If the new policy caps wage increases at three per cent or 3.5 per cent a year—12 to 15 per cent over four years—that doesn’t even halve the gap between the other states. We’d still be keen to negotiate and ask for more, but who knows how firmly the government will adhere to its wages policy.

A/Prof Matt Hopcraft, CEO, ADAVB

Then last October, ADAVB with Professionals Australia signed off on an ‘interim administrative’ arrangement with the Victorian Department of Health. As well as a $2000 professional support allowance and a single $5000 scholarship for specialist dentists in training, this includes a two per cent wage increase for this financial year (2022/23) back paid to 1 July 2022. Hopcraft explains this was preferable to signing the EBA with its 1.5 per cent (six per cent over four years) pay rise because it meant after the state election, “the government would have a new wages policy in the first part of 2023, and we would be able to renegotiate something better for our members”.

With the Labor government re-elected last November, A/Prof Hopcraft is confident this will be a better policy than its predecessor. “Because it applies to all their public sector agreements, a lot of the really big unions will be pressuring the government, especially in light of increasing inflation and cost of living pressures. If the government comes back with a wages policy that’s 1.5 or two per cent, those other big unions will probably say, ‘This is completely unacceptable.’

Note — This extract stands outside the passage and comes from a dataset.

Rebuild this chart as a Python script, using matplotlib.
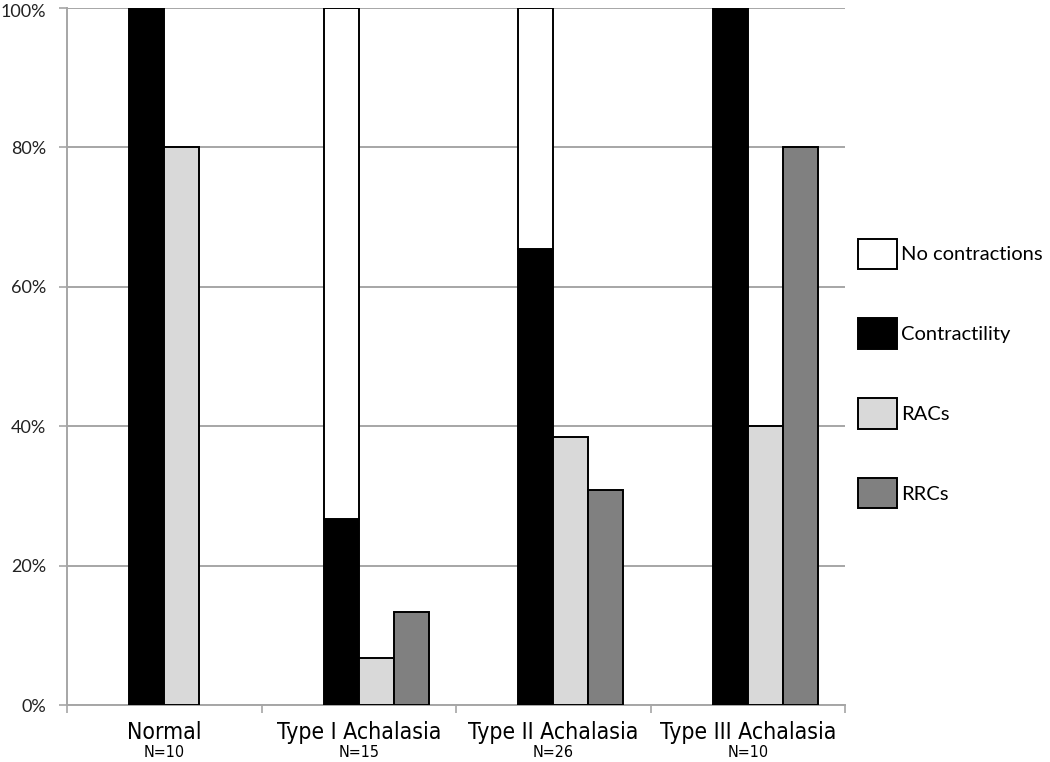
import matplotlib.pyplot as plt
import matplotlib.patches as mpatches
import matplotlib.ticker as mticker
import numpy as np

# data (percent of patients)
categories = ['Normal', 'Type I Achalasia', 'Type II Achalasia', 'Type III Achalasia']
n_labels = ['N=10', 'N=15', 'N=26', 'N=10']
contractility = [100, 26.7, 65.4, 100]
no_contractions = [0, 73.3, 34.6, 0]
racs = [80, 6.7, 38.5, 40]
rrcs = [0, 13.3, 30.8, 80]

fig = plt.figure(figsize=(10.5, 7.62), dpi=100)
ax = fig.add_axes([67 / 1050, 57 / 762, 778 / 1050, 697 / 762])

x = np.arange(len(categories))
w = 0.18
grey = '#a6a6a6'
edge = dict(edgecolor='black', linewidth=1.4, zorder=3)

b1 = ax.bar(x - w, contractility, w, align='edge', color='black', **edge)
b2 = ax.bar(x - w, no_contractions, w, bottom=contractility, align='edge', color='white', **edge)
b3 = ax.bar(x, racs, w, align='edge', color='#d9d9d9', **edge)
b4 = ax.bar(x + w, rrcs, w, align='edge', color='#808080', **edge)
for bars in (b1, b2, b3, b4):
    for r in bars:
        if r.get_height() == 0:
            r.set_visible(False)

ax.set_xlim(-0.5, 3.5)
ax.set_ylim(0, 100)
ax.yaxis.set_major_locator(mticker.MultipleLocator(20))
# the 100% label is drawn separately, a bit lower, so it stays inside the picture
ax.yaxis.set_major_formatter(mticker.FuncFormatter(lambda v, p: '' if v >= 100 else '%d%%' % v))
ax.grid(axis='y', color=grey, linewidth=1.4, zorder=0)
ax.set_axisbelow(True)

for s in ['top', 'right']:
    ax.spines[s].set_visible(False)
for s in ['left', 'bottom']:
    ax.spines[s].set_color(grey)
    ax.spines[s].set_linewidth(1.4)

ax.set_xticks(np.arange(-0.5, 4.0, 1.0))
ax.set_xticklabels([])
ax.tick_params(axis='x', length=6, color=grey, width=1.2)
ax.tick_params(axis='y', length=6, color=grey, width=1.2, pad=9, labelsize=13,
               labelcolor='#222222', labelfontfamily='Lato')
ax.annotate('100%', xy=(0, 100), xycoords=('axes fraction', 'data'), xytext=(-15, -3),
            textcoords='offset points', ha='right', va='center', fontsize=13,
            family='Lato', color='#222222', annotation_clip=False)

tr = ax.get_xaxis_transform()
for i, (c, nl) in enumerate(zip(categories, n_labels)):
    ax.text(i, -0.039, c, transform=tr, ha='center', va='center', fontsize=16.5,
            family='DejaVu Sans', stretch='condensed', clip_on=False)
    ax.text(i, -0.068, nl, transform=tr, ha='center', va='center', fontsize=11.5,
            family='DejaVu Sans', stretch='condensed', clip_on=False)

handles = [
    mpatches.Patch(facecolor='white', edgecolor='black', linewidth=1.4, label='No contractions'),
    mpatches.Patch(facecolor='black', edgecolor='black', linewidth=1.4, label='Contractility'),
    mpatches.Patch(facecolor='#d9d9d9', edgecolor='black', linewidth=1.4, label='RACs'),
    mpatches.Patch(facecolor='#808080', edgecolor='black', linewidth=1.4, label='RRCs'),
]
fig.legend(handles=handles, loc='center left', bbox_to_anchor=(858 / 1050, 1 - 373.5 / 762),
           frameon=False, borderpad=0, borderaxespad=0, handlelength=1.95, handleheight=1.95,
           handletextpad=0.2, labelspacing=2.45, prop={'family': 'Lato', 'size': 14.5})

fig.savefig('out.png', dpi=100)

“Of course, if the new policy caps wage increases at three per cent or 3.5 per cent a year—12 to 15 per cent over four years—that doesn’t even halve the gap between the other states. We’d still be keen to negotiate and ask for more, but who knows how firmly the government will adhere to its wages policy, which wasn’t a problem we had in the last negotiation. There wasn’t an upper limit number that we were told we were never going to exceed.”